Karen Keers, a cell group member at the Columbus church, grew up in a traditional church. She said ministering to one another in small groups allows her to put relationships at the core of the church.
Something similar to modern day cell churches began in America in the 1730s with the early Methodist Church, and its ministers traveled from home to home.
Barbara Jean Carriere is an associate pastor at First United Methodist Church in Athens. Carriere said that while cell churches represent "a wonderful Christian ideal," she is concerned that cell pastors have little accountability to a larger church administration.
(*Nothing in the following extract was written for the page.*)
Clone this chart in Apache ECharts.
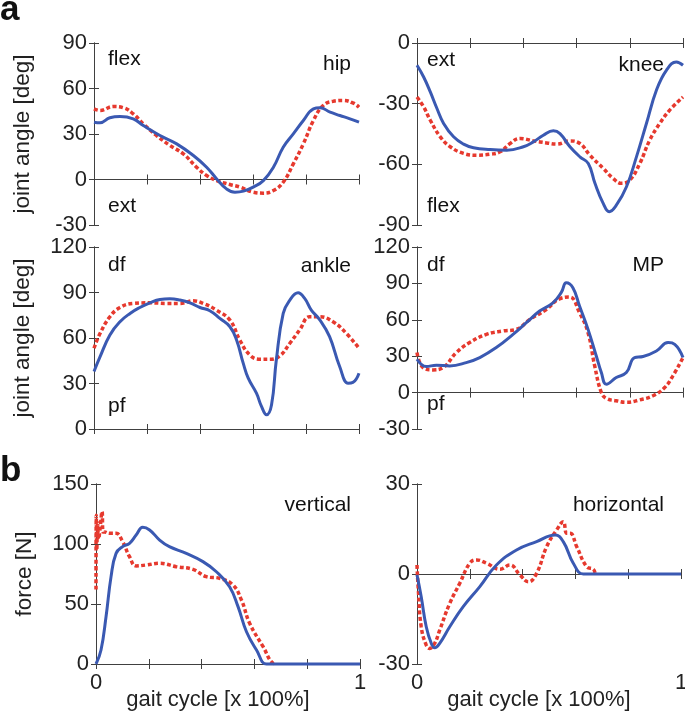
<!DOCTYPE html>
<html><head><meta charset="utf-8">
<script src="https://cdn.jsdelivr.net/npm/echarts@6/dist/echarts.min.js"></script>
<style>html,body{margin:0;padding:0;background:#fff}#c{width:685px;height:713px}</style>
</head><body><div id="c"></div>
<script>
// ---- data: [gait cycle fraction, value] ----
const hipBlue = [[0,37.8],[0.023,37.4],[0.06,40.7],[0.098,41.5],[0.148,40],[0.186,35.6],[0.249,29],[0.312,23.5],[0.375,15.8],[0.425,8.1],[0.463,0.4],[0.5,-6.2],[0.532,-8.4],[0.564,-7.7],[0.601,-5],[0.639,-0.7],[0.677,8.1],[0.714,21.3],[0.752,30.1],[0.79,38.9],[0.828,46.6],[0.853,47.3],[0.891,44.4],[0.928,42.2],[0.966,40],[1,37.8]];
const hipRed = [[0,46.6],[0.023,45.5],[0.073,48.1],[0.111,47.3],[0.148,43.3],[0.186,36.7],[0.236,29],[0.287,22.4],[0.337,16.9],[0.387,8.1],[0.425,2.6],[0.463,-0.7],[0.513,-3.3],[0.551,-5],[0.601,-8.4],[0.639,-9],[0.677,-7.3],[0.714,-1.8],[0.752,10.3],[0.79,23.5],[0.828,38.9],[0.865,48.8],[0.903,51.6],[0.941,52.1],[0.979,50.3],[1,47.7]];
const kneeBlue = [[0,-11],[0.025,-16.8],[0.05,-24.2],[0.075,-32.4],[0.1,-39.8],[0.1375,-46.4],[0.175,-50],[0.2125,-51.8],[0.275,-52.7],[0.3375,-53],[0.4,-51.3],[0.4375,-48.9],[0.475,-45.6],[0.5125,-43.4],[0.5375,-44.8],[0.575,-51.3],[0.6125,-56.3],[0.644,-59.6],[0.669,-69.4],[0.7,-79.3],[0.7225,-83.4],[0.75,-80.1],[0.7875,-71.1],[0.825,-56.3],[0.8625,-39.8],[0.9,-23.4],[0.9375,-13.5],[0.975,-9.4],[1,-11]];
const kneeRed = [[0,-26.7],[0.025,-31.6],[0.05,-38.2],[0.0875,-46.4],[0.125,-51.3],[0.175,-54.6],[0.225,-55.5],[0.275,-55],[0.3125,-53.8],[0.35,-49.7],[0.3875,-47.2],[0.4375,-48.4],[0.4875,-49.4],[0.525,-50],[0.575,-48.4],[0.6125,-49.7],[0.65,-55.5],[0.7,-62],[0.7375,-67],[0.769,-69.4],[0.8,-67.8],[0.8375,-59.6],[0.875,-48],[0.9125,-39.8],[0.95,-33.2],[1,-26.7]];
const ankleBlue = [[0,37.9],[0.023,47.7],[0.06,62],[0.098,70.7],[0.136,76.2],[0.173,80.1],[0.211,83.2],[0.249,85.4],[0.286,85.8],[0.324,85],[0.362,83.2],[0.4,80.1],[0.437,78],[0.475,72.9],[0.513,67.4],[0.538,58.7],[0.563,43.4],[0.582,33.5],[0.613,23.6],[0.632,14.9],[0.651,9.4],[0.67,16],[0.688,45.5],[0.714,76.2],[0.739,85],[0.77,89.8],[0.795,86.1],[0.82,78.4],[0.852,72],[0.889,60.9],[0.927,41.2],[0.959,30.2],[0.977,30.7],[1,36.8]];
const ankleRed = [[0,53.2],[0.023,63.1],[0.06,74],[0.098,80.1],[0.148,82.8],[0.211,83.2],[0.274,82.8],[0.324,82.8],[0.374,84.5],[0.412,82.8],[0.462,78.4],[0.513,71.8],[0.55,58.7],[0.588,48.8],[0.626,46],[0.663,46],[0.701,48.2],[0.739,56.5],[0.776,65.3],[0.814,74],[0.852,74],[0.902,70.7],[0.952,63.1],[1,53.2]];
const mpBlue = [[0,27.5],[0.035,21.5],[0.073,22.6],[0.123,22],[0.185,24.7],[0.236,28.9],[0.298,37.1],[0.361,48],[0.411,57.6],[0.461,67.2],[0.511,74],[0.543,82.8],[0.561,90.5],[0.586,86.4],[0.611,71.3],[0.643,52.1],[0.674,30.2],[0.693,16.5],[0.712,6.9],[0.749,12.4],[0.787,16.5],[0.818,28.9],[0.85,29.7],[0.9,34.3],[0.944,41.2],[0.969,39.8],[1,28.9]];
const mpRed = [[0,33],[0.023,20.6],[0.06,18.7],[0.098,20.6],[0.148,33],[0.198,41.2],[0.261,48],[0.323,50.8],[0.373,52.1],[0.424,60.3],[0.486,68.5],[0.536,77.3],[0.574,78.7],[0.611,65.8],[0.643,49.4],[0.668,22],[0.693,0.1],[0.712,-4.8],[0.749,-6.7],[0.787,-8],[0.837,-6],[0.887,-2.6],[0.931,4.2],[0.962,13.8],[1,28.9]];
const vertBlue = [[0,0],[0.019,11.7],[0.038,39.4],[0.057,72.8],[0.076,92.2],[0.101,97.8],[0.127,100.6],[0.152,107.5],[0.177,113.9],[0.203,111.7],[0.241,103.3],[0.278,97.8],[0.342,92.2],[0.405,85.3],[0.456,76.9],[0.506,64.4],[0.538,47.8],[0.57,26.9],[0.608,11.7],[0.646,0],[0.7,0],[1,0]];
const vertRed = [[0,62],[0.001,124],[0.003,95],[0.006,118],[0.01,104],[0.015,112],[0.023,127],[0.027,110],[0.032,110],[0.051,108.9],[0.076,108.9],[0.101,101.9],[0.127,89.4],[0.152,81.7],[0.19,82.5],[0.241,83.9],[0.304,81.1],[0.367,78.9],[0.418,72.8],[0.468,71.4],[0.519,65.8],[0.551,53.3],[0.582,33.9],[0.633,14.4],[0.671,0.6],[0.684,0]];
const horizBlue = [[0,-0.3],[0.016,-7.6],[0.035,-17.6],[0.054,-23.1],[0.067,-24.6],[0.086,-23.1],[0.124,-17.6],[0.175,-10.9],[0.238,-4.2],[0.301,3],[0.377,8],[0.453,10.8],[0.523,13],[0.554,10.8],[0.592,3.6],[0.63,0],[0.7,0],[1,0]];
const horizRed = [[0,3],[0.005,-5.3],[0.016,-17.6],[0.035,-23.7],[0.048,-24.8],[0.067,-23.1],[0.086,-18.7],[0.124,-9.8],[0.162,-3.1],[0.2,3.6],[0.225,4.7],[0.263,3.6],[0.314,1.6],[0.352,3],[0.39,-0.3],[0.422,-2.6],[0.453,0.2],[0.491,9.1],[0.529,14.7],[0.554,17.4],[0.567,13.6],[0.58,13.6],[0.605,9.1],[0.643,2.4],[0.668,1.6],[0.675,0]];

const xTickLabels = ['0', '1'];
const yAxisNames = ['joint angle [deg]', 'force [N]'];
const xAxisName = 'gait cycle [x 100%]';

const FONT = '"Liberation Sans", Arial, sans-serif';
const BLUE = '#3a59b2';
const RED = '#e6392e';
const FRAME = '#404040';

const panels = [
  {grid:{left:94,top:43,width:265,height:182}, y:[-30,90,30], yName:yAxisNames[0], blue:hipBlue, red:hipRed, xl:false},
  {grid:{left:417,top:43,width:266,height:182}, y:[-90,0,30], yName:'', blue:kneeBlue, red:kneeRed, xl:false},
  {grid:{left:94,top:247,width:265,height:182}, y:[0,120,30], yName:yAxisNames[0], blue:ankleBlue, red:ankleRed, xl:false},
  {grid:{left:417,top:247,width:266,height:182}, y:[-30,120,30], yName:'', blue:mpBlue, red:mpRed, xl:false},
  {grid:{left:96,top:484,width:264,height:180}, y:[0,150,50], yName:yAxisNames[1], blue:vertBlue, red:vertRed, xl:true, noclip:true},
  {grid:{left:417,top:484,width:264,height:180}, y:[-30,30,30], yName:'', blue:horizBlue, red:horizRed, xl:true, noclip:true}
];

const grid = [], xAxis = [], yAxis = [], series = [];
const lineAx = {show:true, lineStyle:{color:FRAME, width:1}};
const tickIn = {show:true, inside:true, length:5, lineStyle:{color:FRAME, width:1}};
panels.forEach((p, i) => {
  grid.push(Object.assign({outerBoundsMode:'none', containLabel:false}, p.grid));
  xAxis.push({gridIndex:i, type:'value', position:'bottom', min:0, max:1, interval:0.2,
    axisLine:lineAx, axisTick:tickIn, splitLine:{show:false},
    axisLabel:{show:p.xl, margin:8, color:'#222', fontFamily:FONT, fontSize:22,
      formatter:v => (Math.abs(v) < 1e-9 ? xTickLabels[0] : (Math.abs(v-1) < 1e-9 ? xTickLabels[1] : ''))},
    name:p.xl ? xAxisName : '', nameLocation:'middle', nameGap:25, nameMoveOverlap:false,
    nameTextStyle:{color:'#222', fontFamily:FONT, fontSize:22, padding:[0,20,0,0]}});
  xAxis.push({gridIndex:i, type:'value', position:'top', min:0, max:1, interval:0.2,
    axisLine:lineAx, axisTick:tickIn, splitLine:{show:false}, axisLabel:{show:false}});
  yAxis.push({gridIndex:i, type:'value', position:'left', min:p.y[0], max:p.y[1], interval:p.y[2],
    axisLine:lineAx, axisTick:tickIn, splitLine:{show:false},
    axisLabel:{margin:7, color:'#222', fontFamily:FONT, fontSize:22},
    name:p.yName, nameLocation:'middle', nameGap:60, nameMoveOverlap:false,
    nameTextStyle:{color:'#222', fontFamily:FONT, fontSize:22.5}});
  yAxis.push({gridIndex:i, type:'value', position:'right', min:p.y[0], max:p.y[1], interval:p.y[2],
    axisLine:lineAx, axisTick:tickIn, splitLine:{show:false}, axisLabel:{show:false}});
  series.push({type:'line', xAxisIndex:2*i, yAxisIndex:2*i, data:p.red, symbol:'none', smooth:0.45,
    clip:!p.noclip, lineStyle:{color:RED, width:3.5, type:[4,2.5]}, silent:true, animation:false});
  series.push({type:'line', xAxisIndex:2*i, yAxisIndex:2*i, data:p.blue, symbol:'none', smooth:0.45,
    clip:!p.noclip, lineStyle:{color:BLUE, width:3}, silent:true, animation:false});
});

function t(text, x, y, align, size, bold) {
  return {type:'text', x:x, y:y, silent:true,
    style:{text:text, fill:'#111', font:(bold?'bold ':'') + size + 'px ' + FONT, align:align, verticalAlign:'middle'}};
}
const graphic = [
  t('a', 0, 10, 'left', 35, true), t('b', 0, 471, 'left', 35, true),
  t('flex', 108, 59, 'left', 21), t('hip', 351, 64, 'right', 21), t('ext', 108, 206, 'left', 21),
  t('ext', 427, 60, 'left', 21), t('knee', 664, 65, 'right', 21), t('flex', 427, 206, 'left', 21),
  t('df', 108, 265, 'left', 21), t('ankle', 351, 266, 'right', 21), t('pf', 108, 406, 'left', 21),
  t('df', 427, 265, 'left', 21), t('MP', 664, 265, 'right', 21), t('pf', 427, 404, 'left', 21),
  t('vertical', 351, 505, 'right', 21), t('horizontal', 664, 505, 'right', 21)
];

const chart = echarts.init(document.getElementById('c'), null, {renderer:'canvas'});
chart.setOption({animation:false, backgroundColor:'#fff', grid, xAxis, yAxis, series, graphic});
</script></body></html>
"When you don't have that accountability in any organization you run the risk of abuse of leadership and power," she said.
The cell church movement began in the early 1960s in a church in Seoul, South Korea. It is now the biggest in the world, and has 250,000 members and 21,000 cell groups.
Randall Neighbour leads Touch Outreach Ministries in Houston, a resource and network center at the forefront of the cell church movement.